What was the highlight of your PSMP experience?
The PSMP gave me the opportunity to network, so I thought I was quite new to government, so with other agencies and other people and just really understand that amazing work for everybody does. That was a highlight, and then also doing this fabulous project which allows me then to go across agency and really look at that co-design in regards to aboriginal workforce development.
How did you find the support whilst studying the PSMP?
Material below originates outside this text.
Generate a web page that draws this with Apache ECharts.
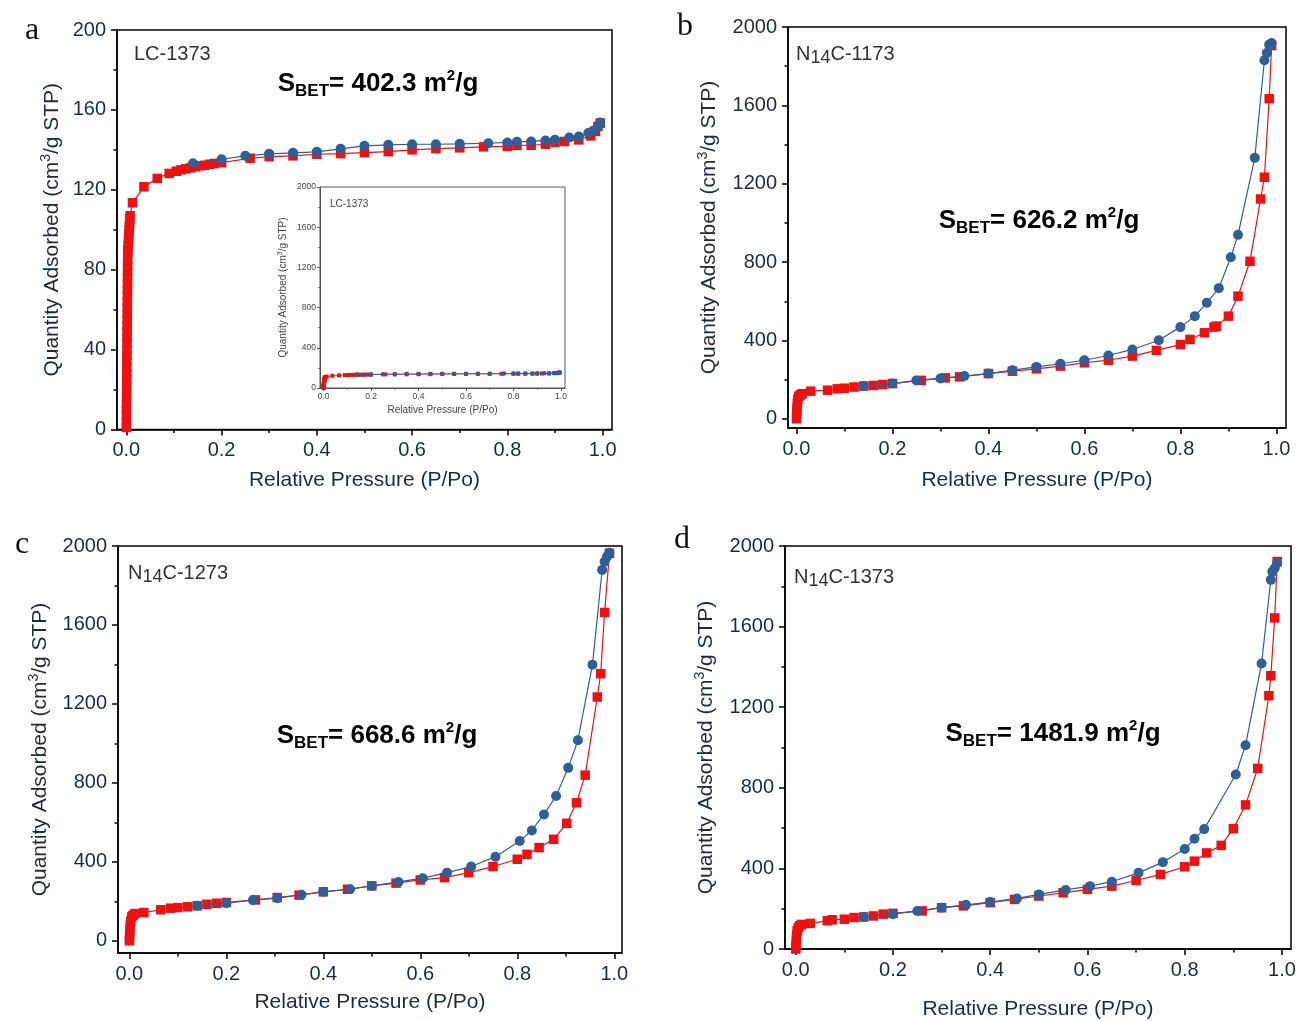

I think that I was really blessed to connect with the Carumba unit and the support that I had from them and the PSMP facilitators, to think outside the square when it came to my assignments in regards to the aboriginal context here in the Northern Territory, we have a population of 33% and so really looking at to context what we do internally and looking at public value and how do we do that in a place-based way. I had Tutor Michelle Bernstein, yeah, so she really got me thinking outside the square when it came to federalism that first unit I could almost cry and she was like well let’s think about it in an aboriginal context at Aboriginal people being here for 60,000 years you know what federation and what rules and governance would they have and succeed in for that amount of time so that’s right up my first project.
What advice would you give to someone considering studying the PSMP?
So, the advice I’d give to anyone considering PSMP would be to believe in yourself, courage before confidence, and that if I can do it anyone can do it, honestly, and to just believe in yourself there are units in there that you’re able to self-reflect and real strength based within the program.